Match Made in Cyberspace

Mirmiam Shaviv
The Jerusalem Report



It was a match made in cyberspace. Sandra was a Miami artist with a penchant for skiing. David was an eligible young lawyer with a keen interest in sports. The catch: he was working in Japan, and the chances of their ever meeting were zero. But surfing the internet one lonely night, David stumbled across Jewish Quality Singles, and e-mailed Devora Alouf, the site's New York Matchmaker, asking to join.

"I was reluctant to let him because we have on other clients in Japan," she recalls. But two days later, Alouf got a phone call from long-time client Sandra: she'd be unavailable for dating for several weeks, because she was taking a trip to Japan. "It was a long shot," says Mrs. Alouf, "particularly since I'd never met one of the partners. But it worked." Mrs. Alouf provided e-mail addresses, the couple spent a week together and, according to Alouf, are almost engaged.

It's unclear how many couples have met and married via the Internet, but experts agree that a boom in websites catering to Jewish singles has broadened the relatively narrow opportunities open to them, especially those in small communities, or without any community at all. "I originally became a matchmaker to help stop assimilation," says Alouf, "and Jews in remote places are at most risk."

Virtual mating rituals reflect real world changes.
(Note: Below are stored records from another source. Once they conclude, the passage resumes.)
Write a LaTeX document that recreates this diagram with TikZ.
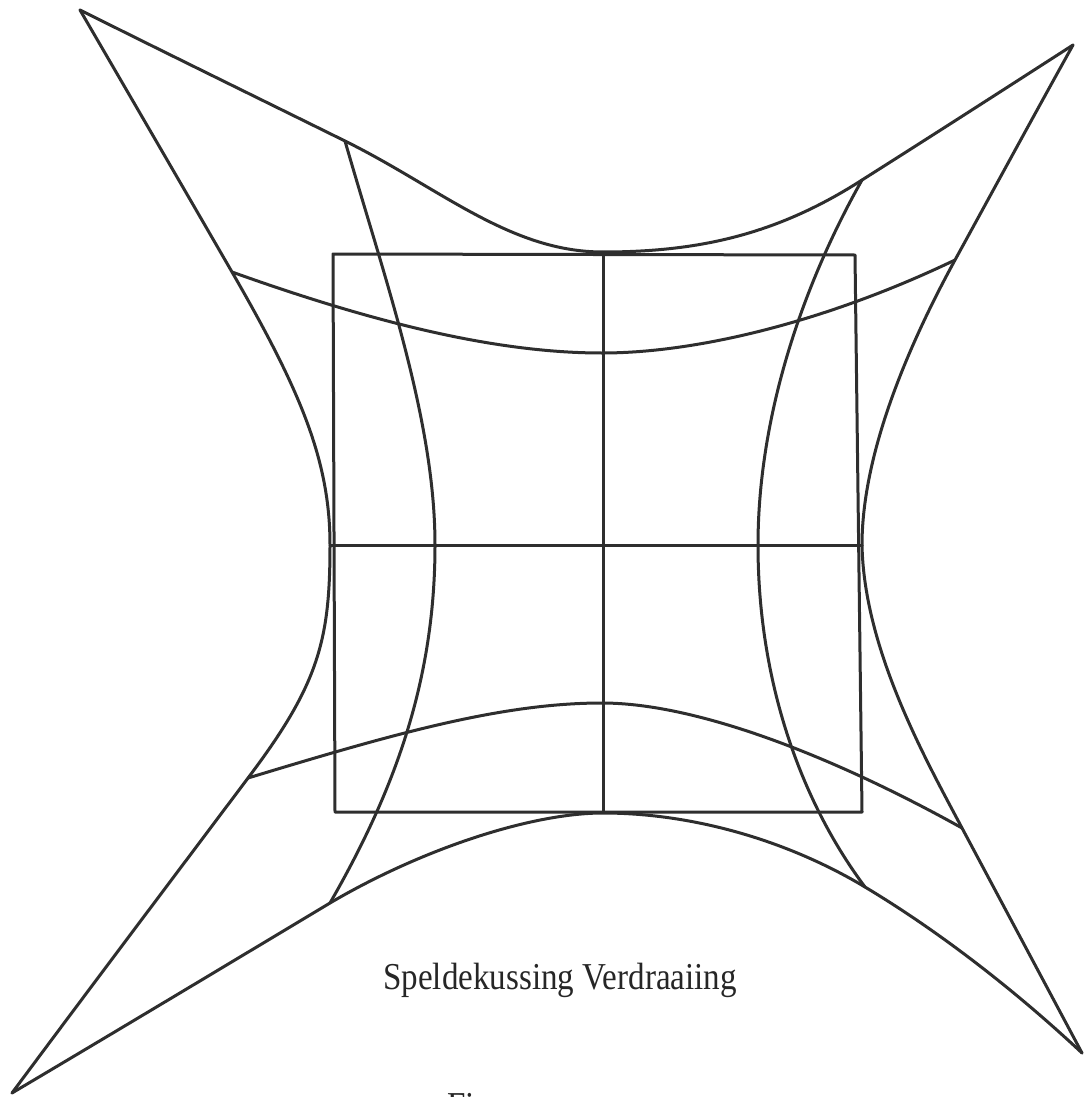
\documentclass[tikz,border=0pt]{standalone}
\usepackage{fontspec}
\setmainfont{Liberation Serif}
\begin{document}
\begin{tikzpicture}[x=0.5pt,y=-0.5pt,
  ln/.style={line width=1.5pt, draw=black!82, line join=round, line cap=round},
  lbl/.style={font=\fontsize{19}{22}\selectfont, text=black!85, inner sep=0pt}]
\useasboundingbox (0,0) rectangle (1084,1097);
% tips
\coordinate (TL) at (80,10);
\coordinate (TR) at (1073,45);
\coordinate (BL) at (12,1093);
\coordinate (BR) at (1082,1053);
% junctions of the outer boundary
\coordinate (T1) at (345,141);
\coordinate (T2) at (603,252);
\coordinate (T3) at (862,180);
\coordinate (L1) at (232,272);
\coordinate (L2) at (330,545);
\coordinate (L3) at (248,778);
\coordinate (R1) at (955,260);
\coordinate (R2) at (862,545);
\coordinate (R3) at (962,828);
\coordinate (B1) at (330,903);
\coordinate (B2) at (603,813);
\coordinate (B3) at (865,887);
% outer boundary
\draw[ln] (TL) .. controls (170,55) and (260,99) .. (T1)
  .. controls (440,188) and (510,252) .. (T2)
  .. controls (700,252) and (778,234) .. (T3)
  .. controls (930,137) and (1000,92) .. (TR);
\draw[ln] (TL) .. controls (130,96) and (180,182) .. (L1)
  .. controls (300,390) and (330,460) .. (L2)
  .. controls (330,640) and (319,684) .. (L3)
  .. controls (170,882) and (90,988) .. (BL);
\draw[ln] (TR) .. controls (1033,117) and (995,187) .. (R1)
  .. controls (902,357) and (862,460) .. (R2)
  .. controls (864,650) and (926,760) .. (R3)
  .. controls (1002,903) and (1042,978) .. (BR);
\draw[ln] (BL) .. controls (120,1029) and (225,966) .. (B1)
  .. controls (420,850) and (530,813) .. (B2)
  .. controls (690,813) and (785,839) .. (B3)
  .. controls (945,935) and (1020,995) .. (BR);
% square
\draw[ln] (333,254) -- (855,255) -- (862,812) -- (335,812) -- cycle;
\draw[ln] (T2) -- (B2 |- 0,812);
\draw[ln] (L2) -- (R2);
% inner horizontal curves
\draw[ln] (L1) .. controls (380,325) and (500,353) .. (602,353)
  .. controls (700,353) and (830,320) .. (R1);
\draw[ln] (L3) .. controls (390,735) and (500,703) .. (602,703)
  .. controls (700,703) and (840,760) .. (R3);
% inner vertical curves
\draw[ln] (T1) .. controls (385,280) and (435,420) .. (435,545)
  .. controls (435,680) and (395,790) .. (B1);
\draw[ln] (T3) .. controls (800,290) and (758,420) .. (758,545)
  .. controls (758,680) and (800,800) .. (B3);
% labels
\node[lbl, anchor=base west, xscale=0.87] (cap) at (383,989) {Speldekussing Verdraaiing};
\node[lbl, anchor=base west, xscale=0.87] (fig) at (447,1118) {Fig.};
\end{tikzpicture}
\end{document}
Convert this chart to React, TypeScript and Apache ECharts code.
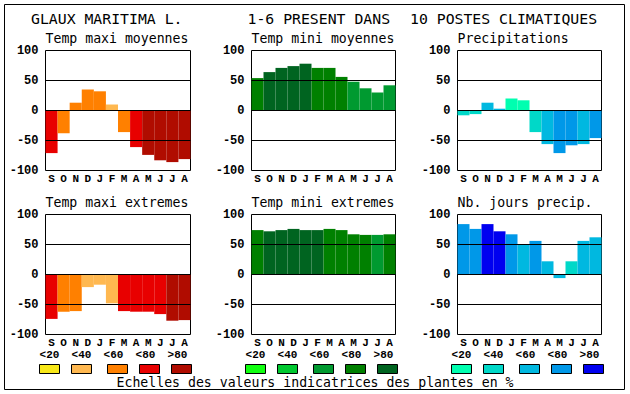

First came the online chat rooms, sites for personal ads and dating services, where clients can post their addresses, photos, and personal messages without committing to commit. In the past two years, the trend has been shidduch sites carefully controlled by matchmakers who stay in touch and aim for matrimony. Today there are over a dozen such sites; 250,000 are said to have visited the sites, Devora Alouf's Jewish Quality Singles sites are www.jqs.com and www.jmatch.com.

All is not virtual or impersonal in the world of cyber-shaddchan dating. Matchmakers insist that they try to meet clients for interviews, ask for references, and keep in touch by phone.

Jeff Cohen, a 35-year-old owner of a real estate company in Indianapolis, a city with only 13,000 Jews, loves the net. "I used to go to singles parties. But there were no Jews, and I eventually stopped trying." Six months ago, a friend suggested he check out Jewish Quality Singles, and he hasn't logged out since. "I'm satisfied that everyone is Jewish, and that the matchmaker has talked to them. Before I joined, the chance of me marrying Jewish were close to zero. Now, at least I know there are Jewish women out there."